TASK TO COMPLETE:
Transcribe only part of the material below: the lines from the one containing "Clone this chart in seaborn and matplotlib." through the one containing "import pandas as pd", inclusive, exactly as written.

+++ RECORDED DATA +++

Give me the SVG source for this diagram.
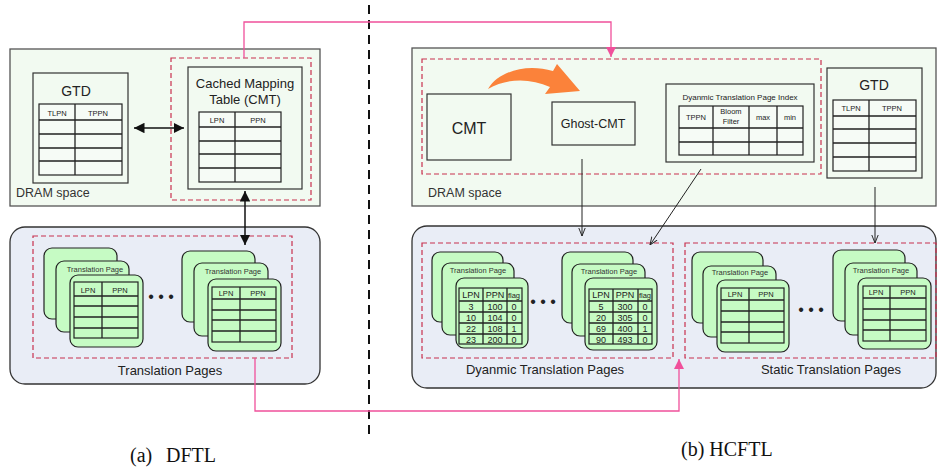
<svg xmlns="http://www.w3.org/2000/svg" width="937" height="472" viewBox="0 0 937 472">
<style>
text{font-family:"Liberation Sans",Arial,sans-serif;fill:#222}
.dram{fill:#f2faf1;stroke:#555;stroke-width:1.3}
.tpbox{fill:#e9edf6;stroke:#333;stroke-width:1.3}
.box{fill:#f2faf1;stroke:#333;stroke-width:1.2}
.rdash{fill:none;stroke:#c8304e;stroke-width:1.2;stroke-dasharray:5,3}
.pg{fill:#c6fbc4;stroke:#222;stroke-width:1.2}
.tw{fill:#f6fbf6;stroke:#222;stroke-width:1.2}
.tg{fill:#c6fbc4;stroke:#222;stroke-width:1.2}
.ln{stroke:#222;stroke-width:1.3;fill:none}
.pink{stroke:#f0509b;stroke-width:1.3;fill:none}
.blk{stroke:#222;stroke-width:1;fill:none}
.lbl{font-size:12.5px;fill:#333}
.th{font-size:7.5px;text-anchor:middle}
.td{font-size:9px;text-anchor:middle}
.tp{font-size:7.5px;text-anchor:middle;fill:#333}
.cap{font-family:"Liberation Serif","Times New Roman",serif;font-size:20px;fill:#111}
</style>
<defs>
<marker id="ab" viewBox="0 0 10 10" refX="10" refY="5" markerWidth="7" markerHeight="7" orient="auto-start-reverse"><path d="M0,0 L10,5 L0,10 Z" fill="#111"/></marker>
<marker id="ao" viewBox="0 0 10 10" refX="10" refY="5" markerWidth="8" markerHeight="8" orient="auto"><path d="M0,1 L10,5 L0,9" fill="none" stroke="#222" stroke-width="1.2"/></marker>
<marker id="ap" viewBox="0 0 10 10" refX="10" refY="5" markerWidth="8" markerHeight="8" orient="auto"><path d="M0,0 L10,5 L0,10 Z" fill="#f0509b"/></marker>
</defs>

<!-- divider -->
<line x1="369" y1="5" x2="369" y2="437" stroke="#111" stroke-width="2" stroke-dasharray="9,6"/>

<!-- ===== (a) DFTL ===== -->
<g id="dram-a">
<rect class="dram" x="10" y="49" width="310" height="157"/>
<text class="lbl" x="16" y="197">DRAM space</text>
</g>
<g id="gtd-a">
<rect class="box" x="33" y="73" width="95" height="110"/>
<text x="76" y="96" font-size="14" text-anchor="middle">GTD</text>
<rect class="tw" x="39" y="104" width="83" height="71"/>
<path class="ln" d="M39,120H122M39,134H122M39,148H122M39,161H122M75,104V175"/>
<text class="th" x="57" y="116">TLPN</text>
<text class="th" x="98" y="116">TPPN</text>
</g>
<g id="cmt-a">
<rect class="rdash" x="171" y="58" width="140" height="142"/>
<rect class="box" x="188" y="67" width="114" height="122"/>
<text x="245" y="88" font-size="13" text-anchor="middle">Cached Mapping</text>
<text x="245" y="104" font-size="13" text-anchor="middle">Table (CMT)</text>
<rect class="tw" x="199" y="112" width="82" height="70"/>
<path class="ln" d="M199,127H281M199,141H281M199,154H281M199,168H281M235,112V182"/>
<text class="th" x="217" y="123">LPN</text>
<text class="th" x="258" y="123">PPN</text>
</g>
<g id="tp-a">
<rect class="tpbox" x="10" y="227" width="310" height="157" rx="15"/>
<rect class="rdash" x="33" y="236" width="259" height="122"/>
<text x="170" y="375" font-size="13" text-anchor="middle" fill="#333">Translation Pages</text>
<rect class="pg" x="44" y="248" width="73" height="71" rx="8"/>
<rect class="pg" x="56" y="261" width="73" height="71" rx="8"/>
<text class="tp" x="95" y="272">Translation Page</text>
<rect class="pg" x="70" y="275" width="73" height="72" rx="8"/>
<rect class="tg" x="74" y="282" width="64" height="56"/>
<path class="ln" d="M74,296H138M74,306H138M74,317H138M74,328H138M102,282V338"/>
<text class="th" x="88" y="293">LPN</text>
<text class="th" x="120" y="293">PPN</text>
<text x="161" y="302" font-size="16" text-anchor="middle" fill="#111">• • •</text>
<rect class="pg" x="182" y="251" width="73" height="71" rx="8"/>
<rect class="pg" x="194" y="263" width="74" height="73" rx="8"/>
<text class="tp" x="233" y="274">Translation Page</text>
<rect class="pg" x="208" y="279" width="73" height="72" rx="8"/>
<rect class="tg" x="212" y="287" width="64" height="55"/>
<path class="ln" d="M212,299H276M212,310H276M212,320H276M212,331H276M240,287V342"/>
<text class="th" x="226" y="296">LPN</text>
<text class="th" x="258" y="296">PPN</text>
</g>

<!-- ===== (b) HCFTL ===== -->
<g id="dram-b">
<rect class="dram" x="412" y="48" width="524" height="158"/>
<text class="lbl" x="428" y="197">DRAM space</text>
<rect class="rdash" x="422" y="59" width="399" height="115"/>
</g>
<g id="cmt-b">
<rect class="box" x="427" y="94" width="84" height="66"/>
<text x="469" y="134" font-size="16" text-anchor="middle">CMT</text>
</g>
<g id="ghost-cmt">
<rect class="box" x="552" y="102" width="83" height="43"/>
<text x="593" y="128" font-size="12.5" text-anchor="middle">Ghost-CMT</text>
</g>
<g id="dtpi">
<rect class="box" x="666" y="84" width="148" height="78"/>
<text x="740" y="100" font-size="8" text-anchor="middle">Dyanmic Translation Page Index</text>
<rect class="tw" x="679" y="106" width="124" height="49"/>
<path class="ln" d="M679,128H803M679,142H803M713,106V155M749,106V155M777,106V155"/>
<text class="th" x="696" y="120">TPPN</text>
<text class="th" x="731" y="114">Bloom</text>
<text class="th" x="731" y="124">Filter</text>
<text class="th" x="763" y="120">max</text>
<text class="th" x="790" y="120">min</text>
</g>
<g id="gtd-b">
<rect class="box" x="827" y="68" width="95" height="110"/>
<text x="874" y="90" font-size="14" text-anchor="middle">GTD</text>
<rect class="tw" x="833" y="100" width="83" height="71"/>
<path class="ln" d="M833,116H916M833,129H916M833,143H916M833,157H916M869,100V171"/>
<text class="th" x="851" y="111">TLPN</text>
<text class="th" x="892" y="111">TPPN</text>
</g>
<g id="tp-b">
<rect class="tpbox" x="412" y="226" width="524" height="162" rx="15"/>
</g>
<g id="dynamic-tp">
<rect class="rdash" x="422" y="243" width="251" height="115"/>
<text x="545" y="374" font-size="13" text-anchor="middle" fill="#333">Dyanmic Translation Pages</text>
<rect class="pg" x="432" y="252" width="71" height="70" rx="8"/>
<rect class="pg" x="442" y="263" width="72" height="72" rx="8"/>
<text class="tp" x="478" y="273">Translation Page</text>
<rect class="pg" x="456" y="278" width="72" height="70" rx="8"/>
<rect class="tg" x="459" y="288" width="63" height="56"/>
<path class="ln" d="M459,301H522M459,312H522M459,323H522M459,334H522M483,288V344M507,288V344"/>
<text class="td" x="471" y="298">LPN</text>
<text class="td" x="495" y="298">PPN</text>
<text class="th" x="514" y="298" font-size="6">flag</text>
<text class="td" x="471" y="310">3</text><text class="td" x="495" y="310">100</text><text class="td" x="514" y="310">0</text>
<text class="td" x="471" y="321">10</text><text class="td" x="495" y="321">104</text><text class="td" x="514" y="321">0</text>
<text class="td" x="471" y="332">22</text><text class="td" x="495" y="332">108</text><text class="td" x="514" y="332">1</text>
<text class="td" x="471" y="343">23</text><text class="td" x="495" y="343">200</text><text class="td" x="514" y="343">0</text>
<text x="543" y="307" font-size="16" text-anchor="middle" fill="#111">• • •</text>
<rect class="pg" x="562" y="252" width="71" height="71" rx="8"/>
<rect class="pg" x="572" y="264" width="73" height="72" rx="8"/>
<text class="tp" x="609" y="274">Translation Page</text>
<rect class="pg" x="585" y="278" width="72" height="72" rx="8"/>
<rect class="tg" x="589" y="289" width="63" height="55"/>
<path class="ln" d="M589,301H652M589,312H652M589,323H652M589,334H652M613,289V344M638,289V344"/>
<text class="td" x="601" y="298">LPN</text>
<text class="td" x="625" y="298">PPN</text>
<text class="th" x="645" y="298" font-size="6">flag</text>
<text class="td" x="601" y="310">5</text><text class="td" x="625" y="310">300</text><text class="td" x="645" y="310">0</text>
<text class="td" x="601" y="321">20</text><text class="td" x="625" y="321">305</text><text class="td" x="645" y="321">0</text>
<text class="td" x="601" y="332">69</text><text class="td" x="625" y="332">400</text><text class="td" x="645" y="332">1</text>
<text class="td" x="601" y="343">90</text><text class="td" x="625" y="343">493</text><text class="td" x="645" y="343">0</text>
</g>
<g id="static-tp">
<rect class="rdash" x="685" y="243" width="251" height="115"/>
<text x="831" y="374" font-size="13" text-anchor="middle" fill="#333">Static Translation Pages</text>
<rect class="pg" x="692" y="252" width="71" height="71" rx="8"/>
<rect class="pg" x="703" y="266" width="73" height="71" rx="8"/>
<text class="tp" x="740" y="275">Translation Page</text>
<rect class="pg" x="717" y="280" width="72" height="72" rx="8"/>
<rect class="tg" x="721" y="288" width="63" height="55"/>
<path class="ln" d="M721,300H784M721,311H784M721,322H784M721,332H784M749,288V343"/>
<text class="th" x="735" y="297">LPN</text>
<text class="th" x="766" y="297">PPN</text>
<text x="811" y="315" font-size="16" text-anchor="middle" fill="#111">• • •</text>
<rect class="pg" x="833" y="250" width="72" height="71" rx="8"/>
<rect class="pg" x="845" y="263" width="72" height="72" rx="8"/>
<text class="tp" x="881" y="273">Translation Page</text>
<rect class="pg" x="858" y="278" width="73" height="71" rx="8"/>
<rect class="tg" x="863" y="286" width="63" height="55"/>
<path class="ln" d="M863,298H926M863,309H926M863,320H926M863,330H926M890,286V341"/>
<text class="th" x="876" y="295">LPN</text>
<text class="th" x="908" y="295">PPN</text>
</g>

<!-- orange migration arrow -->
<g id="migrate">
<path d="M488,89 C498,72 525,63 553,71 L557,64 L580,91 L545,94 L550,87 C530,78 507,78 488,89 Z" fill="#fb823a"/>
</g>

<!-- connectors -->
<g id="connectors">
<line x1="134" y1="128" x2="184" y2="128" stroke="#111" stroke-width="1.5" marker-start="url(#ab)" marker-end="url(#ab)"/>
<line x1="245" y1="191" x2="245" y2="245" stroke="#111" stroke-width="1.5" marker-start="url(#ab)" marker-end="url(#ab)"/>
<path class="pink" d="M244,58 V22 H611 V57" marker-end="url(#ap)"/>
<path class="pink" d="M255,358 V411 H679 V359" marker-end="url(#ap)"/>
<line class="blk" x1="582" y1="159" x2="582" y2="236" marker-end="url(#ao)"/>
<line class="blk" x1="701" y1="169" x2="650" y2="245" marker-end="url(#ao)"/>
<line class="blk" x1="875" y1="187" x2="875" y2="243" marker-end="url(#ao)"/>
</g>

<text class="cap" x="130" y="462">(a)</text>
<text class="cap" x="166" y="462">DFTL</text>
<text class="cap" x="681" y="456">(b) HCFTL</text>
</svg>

+++
+++ RECORDED DATA +++

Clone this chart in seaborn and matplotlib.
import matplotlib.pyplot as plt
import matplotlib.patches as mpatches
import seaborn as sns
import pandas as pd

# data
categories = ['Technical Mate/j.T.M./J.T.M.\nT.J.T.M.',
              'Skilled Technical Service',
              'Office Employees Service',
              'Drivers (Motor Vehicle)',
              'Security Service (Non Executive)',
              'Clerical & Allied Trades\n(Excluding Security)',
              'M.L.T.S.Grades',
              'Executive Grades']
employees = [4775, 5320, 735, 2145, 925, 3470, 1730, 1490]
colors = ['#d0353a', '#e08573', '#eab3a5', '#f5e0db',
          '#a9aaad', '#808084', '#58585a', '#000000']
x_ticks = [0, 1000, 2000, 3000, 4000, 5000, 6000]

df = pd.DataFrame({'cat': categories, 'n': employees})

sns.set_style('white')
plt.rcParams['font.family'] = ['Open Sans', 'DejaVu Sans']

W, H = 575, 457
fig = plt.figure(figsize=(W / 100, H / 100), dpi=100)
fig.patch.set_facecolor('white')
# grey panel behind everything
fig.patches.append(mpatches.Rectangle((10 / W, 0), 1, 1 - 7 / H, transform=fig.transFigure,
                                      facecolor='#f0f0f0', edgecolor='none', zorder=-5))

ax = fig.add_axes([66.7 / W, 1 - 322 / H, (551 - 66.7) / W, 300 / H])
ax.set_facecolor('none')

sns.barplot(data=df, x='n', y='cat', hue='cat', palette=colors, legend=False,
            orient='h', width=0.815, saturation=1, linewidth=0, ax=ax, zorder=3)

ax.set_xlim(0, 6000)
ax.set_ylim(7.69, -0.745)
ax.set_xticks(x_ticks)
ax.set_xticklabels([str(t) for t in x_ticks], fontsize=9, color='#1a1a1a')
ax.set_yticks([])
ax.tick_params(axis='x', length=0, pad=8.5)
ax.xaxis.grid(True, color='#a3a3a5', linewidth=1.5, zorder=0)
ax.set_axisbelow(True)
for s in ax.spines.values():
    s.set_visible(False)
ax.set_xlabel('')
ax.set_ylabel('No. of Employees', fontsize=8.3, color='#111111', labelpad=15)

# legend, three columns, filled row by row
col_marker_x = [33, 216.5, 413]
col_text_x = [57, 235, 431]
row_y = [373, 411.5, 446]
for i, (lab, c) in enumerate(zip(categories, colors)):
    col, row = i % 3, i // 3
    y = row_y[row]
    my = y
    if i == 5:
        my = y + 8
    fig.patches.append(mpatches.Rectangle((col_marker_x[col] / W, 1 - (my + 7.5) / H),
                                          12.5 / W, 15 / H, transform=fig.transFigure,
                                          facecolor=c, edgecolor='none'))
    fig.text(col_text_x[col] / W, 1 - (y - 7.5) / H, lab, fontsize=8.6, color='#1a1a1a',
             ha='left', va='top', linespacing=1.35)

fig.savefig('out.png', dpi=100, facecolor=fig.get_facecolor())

+++

ANSWER TO THIS PROBLEM:
Clone this chart in seaborn and matplotlib.
import matplotlib.pyplot as plt
import matplotlib.patches as mpatches
import seaborn as sns
import pandas as pd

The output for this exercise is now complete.